The task:
Reproduce the section of the listing that begins at the line containing "Convert this chart to matplotlib code." and finishes at the line containing "capthick=1.8, zorder=2)". Include both end lines and nothing beyond them.
○ ○ ○ ○
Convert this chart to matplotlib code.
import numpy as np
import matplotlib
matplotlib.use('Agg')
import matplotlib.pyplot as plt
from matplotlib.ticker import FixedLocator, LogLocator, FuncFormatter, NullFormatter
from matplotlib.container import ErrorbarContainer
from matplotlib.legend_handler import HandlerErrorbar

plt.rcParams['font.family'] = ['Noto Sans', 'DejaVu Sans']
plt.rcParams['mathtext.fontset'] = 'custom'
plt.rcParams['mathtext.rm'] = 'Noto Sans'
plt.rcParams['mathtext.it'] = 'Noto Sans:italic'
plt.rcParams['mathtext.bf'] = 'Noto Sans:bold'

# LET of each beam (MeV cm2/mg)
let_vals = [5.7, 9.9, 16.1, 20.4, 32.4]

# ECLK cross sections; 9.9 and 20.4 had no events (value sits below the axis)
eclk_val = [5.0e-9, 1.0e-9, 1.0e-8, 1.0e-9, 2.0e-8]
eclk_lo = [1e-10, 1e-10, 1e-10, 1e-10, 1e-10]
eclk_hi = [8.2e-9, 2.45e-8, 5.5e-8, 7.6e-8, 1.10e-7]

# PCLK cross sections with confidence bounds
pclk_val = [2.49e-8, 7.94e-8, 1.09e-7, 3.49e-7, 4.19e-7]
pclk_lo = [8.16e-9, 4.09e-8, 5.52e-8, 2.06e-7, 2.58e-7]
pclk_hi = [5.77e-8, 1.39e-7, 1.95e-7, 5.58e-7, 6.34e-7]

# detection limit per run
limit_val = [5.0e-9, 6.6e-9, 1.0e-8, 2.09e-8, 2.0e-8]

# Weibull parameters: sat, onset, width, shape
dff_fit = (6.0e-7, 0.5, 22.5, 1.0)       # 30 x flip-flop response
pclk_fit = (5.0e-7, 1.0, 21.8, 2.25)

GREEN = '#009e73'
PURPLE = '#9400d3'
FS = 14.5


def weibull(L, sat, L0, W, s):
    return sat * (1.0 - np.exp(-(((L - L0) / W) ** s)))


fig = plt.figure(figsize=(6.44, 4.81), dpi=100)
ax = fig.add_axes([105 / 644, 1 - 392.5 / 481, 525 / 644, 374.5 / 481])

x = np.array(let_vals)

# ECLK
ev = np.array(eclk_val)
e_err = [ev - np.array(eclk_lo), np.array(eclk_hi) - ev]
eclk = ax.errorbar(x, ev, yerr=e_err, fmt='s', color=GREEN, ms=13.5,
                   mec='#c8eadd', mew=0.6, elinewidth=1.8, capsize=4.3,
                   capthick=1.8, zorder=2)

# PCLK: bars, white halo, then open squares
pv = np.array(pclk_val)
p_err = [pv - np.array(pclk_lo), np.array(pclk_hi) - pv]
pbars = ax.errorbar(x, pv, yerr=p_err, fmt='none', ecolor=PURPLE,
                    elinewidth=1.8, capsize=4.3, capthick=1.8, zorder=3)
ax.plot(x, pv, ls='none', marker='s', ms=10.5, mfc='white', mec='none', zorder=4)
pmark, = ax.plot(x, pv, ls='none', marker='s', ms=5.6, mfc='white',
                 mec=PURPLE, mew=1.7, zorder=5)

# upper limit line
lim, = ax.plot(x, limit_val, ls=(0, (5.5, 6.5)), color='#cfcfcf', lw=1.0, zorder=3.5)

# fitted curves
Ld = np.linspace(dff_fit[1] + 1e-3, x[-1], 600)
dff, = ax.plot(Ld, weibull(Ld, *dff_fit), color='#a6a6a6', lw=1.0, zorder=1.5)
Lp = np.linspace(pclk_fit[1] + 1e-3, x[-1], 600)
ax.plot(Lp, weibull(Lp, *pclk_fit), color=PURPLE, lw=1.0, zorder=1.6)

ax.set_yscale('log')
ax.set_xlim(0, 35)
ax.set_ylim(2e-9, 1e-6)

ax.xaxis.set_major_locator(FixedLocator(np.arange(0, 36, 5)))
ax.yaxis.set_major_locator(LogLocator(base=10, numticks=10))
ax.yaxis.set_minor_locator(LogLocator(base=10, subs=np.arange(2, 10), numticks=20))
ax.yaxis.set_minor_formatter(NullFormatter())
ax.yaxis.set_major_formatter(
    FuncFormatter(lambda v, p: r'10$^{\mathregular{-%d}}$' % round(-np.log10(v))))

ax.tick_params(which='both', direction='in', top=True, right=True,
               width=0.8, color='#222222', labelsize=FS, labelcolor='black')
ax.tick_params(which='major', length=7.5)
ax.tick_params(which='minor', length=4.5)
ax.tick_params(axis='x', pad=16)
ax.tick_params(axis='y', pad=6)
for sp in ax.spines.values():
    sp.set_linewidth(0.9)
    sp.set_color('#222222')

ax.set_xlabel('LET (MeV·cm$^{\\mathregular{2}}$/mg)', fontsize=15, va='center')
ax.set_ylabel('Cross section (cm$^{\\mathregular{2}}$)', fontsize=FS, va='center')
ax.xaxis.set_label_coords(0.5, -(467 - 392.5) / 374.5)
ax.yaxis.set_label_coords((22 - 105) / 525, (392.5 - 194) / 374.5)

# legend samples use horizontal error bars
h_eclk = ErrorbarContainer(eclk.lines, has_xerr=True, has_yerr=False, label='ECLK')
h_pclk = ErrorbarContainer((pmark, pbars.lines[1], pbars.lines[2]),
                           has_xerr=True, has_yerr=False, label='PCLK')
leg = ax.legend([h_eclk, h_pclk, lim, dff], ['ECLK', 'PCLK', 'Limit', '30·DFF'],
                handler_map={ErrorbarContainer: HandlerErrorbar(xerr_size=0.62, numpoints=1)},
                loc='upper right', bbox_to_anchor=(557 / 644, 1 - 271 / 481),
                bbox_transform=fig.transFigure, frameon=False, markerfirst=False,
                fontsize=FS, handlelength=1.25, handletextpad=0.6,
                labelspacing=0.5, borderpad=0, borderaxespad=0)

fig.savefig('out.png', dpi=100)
○ ○ ○ ○
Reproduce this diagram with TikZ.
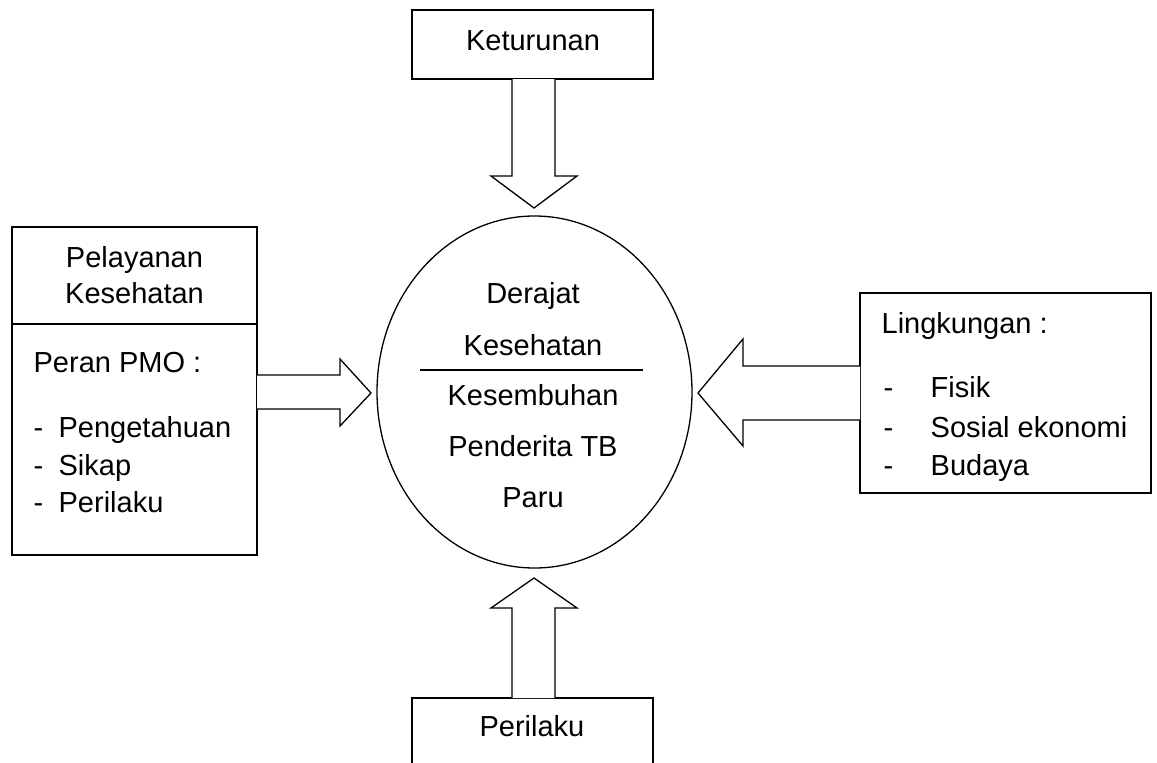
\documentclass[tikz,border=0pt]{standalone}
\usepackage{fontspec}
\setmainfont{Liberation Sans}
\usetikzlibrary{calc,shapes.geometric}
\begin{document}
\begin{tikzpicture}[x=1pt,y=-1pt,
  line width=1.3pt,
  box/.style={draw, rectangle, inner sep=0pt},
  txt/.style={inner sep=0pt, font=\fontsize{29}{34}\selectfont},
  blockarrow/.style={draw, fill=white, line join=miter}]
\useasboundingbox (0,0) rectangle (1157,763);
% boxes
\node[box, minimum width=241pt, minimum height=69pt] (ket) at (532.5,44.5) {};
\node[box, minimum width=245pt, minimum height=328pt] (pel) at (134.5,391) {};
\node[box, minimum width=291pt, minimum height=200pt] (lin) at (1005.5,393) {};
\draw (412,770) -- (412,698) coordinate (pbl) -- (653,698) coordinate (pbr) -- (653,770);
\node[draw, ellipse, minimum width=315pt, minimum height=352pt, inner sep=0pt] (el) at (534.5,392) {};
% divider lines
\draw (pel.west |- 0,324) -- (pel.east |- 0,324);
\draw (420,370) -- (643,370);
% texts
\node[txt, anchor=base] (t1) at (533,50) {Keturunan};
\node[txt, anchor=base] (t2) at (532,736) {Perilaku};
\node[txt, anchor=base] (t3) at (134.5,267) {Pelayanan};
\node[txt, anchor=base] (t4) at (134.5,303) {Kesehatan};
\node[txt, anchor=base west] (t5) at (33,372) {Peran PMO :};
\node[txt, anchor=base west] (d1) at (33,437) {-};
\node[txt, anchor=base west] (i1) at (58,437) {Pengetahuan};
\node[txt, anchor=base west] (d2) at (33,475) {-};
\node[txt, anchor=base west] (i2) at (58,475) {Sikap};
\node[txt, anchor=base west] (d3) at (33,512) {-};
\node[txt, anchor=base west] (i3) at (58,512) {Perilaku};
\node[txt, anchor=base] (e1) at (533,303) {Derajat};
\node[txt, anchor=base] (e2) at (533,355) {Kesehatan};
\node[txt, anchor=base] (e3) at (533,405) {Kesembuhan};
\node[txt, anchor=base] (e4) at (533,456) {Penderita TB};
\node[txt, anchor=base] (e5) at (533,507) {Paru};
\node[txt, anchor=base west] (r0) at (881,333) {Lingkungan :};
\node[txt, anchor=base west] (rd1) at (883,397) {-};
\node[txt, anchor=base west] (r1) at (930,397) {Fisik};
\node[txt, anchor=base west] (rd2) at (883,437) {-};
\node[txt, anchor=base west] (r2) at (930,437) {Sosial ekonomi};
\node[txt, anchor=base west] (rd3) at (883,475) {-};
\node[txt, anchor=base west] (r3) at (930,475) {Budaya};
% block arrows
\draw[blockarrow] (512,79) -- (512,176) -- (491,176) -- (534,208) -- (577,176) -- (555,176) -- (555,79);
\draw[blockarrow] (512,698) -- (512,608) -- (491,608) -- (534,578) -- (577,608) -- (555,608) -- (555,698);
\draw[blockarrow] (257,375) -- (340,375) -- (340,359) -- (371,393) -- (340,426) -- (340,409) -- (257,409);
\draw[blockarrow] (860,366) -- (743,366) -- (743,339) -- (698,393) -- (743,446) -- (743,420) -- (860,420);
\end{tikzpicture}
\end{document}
○ ○ ○ ○
Right answer:
Convert this chart to matplotlib code.
import numpy as np
import matplotlib
matplotlib.use('Agg')
import matplotlib.pyplot as plt
from matplotlib.ticker import FixedLocator, LogLocator, FuncFormatter, NullFormatter
from matplotlib.container import ErrorbarContainer
from matplotlib.legend_handler import HandlerErrorbar

plt.rcParams['font.family'] = ['Noto Sans', 'DejaVu Sans']
plt.rcParams['mathtext.fontset'] = 'custom'
plt.rcParams['mathtext.rm'] = 'Noto Sans'
plt.rcParams['mathtext.it'] = 'Noto Sans:italic'
plt.rcParams['mathtext.bf'] = 'Noto Sans:bold'

# LET of each beam (MeV cm2/mg)
let_vals = [5.7, 9.9, 16.1, 20.4, 32.4]

# ECLK cross sections; 9.9 and 20.4 had no events (value sits below the axis)
eclk_val = [5.0e-9, 1.0e-9, 1.0e-8, 1.0e-9, 2.0e-8]
eclk_lo = [1e-10, 1e-10, 1e-10, 1e-10, 1e-10]
eclk_hi = [8.2e-9, 2.45e-8, 5.5e-8, 7.6e-8, 1.10e-7]

# PCLK cross sections with confidence bounds
pclk_val = [2.49e-8, 7.94e-8, 1.09e-7, 3.49e-7, 4.19e-7]
pclk_lo = [8.16e-9, 4.09e-8, 5.52e-8, 2.06e-7, 2.58e-7]
pclk_hi = [5.77e-8, 1.39e-7, 1.95e-7, 5.58e-7, 6.34e-7]

# detection limit per run
limit_val = [5.0e-9, 6.6e-9, 1.0e-8, 2.09e-8, 2.0e-8]

# Weibull parameters: sat, onset, width, shape
dff_fit = (6.0e-7, 0.5, 22.5, 1.0)       # 30 x flip-flop response
pclk_fit = (5.0e-7, 1.0, 21.8, 2.25)

GREEN = '#009e73'
PURPLE = '#9400d3'
FS = 14.5


def weibull(L, sat, L0, W, s):
    return sat * (1.0 - np.exp(-(((L - L0) / W) ** s)))


fig = plt.figure(figsize=(6.44, 4.81), dpi=100)
ax = fig.add_axes([105 / 644, 1 - 392.5 / 481, 525 / 644, 374.5 / 481])

x = np.array(let_vals)

# ECLK
ev = np.array(eclk_val)
e_err = [ev - np.array(eclk_lo), np.array(eclk_hi) - ev]
eclk = ax.errorbar(x, ev, yerr=e_err, fmt='s', color=GREEN, ms=13.5,
                   mec='#c8eadd', mew=0.6, elinewidth=1.8, capsize=4.3,
                   capthick=1.8, zorder=2)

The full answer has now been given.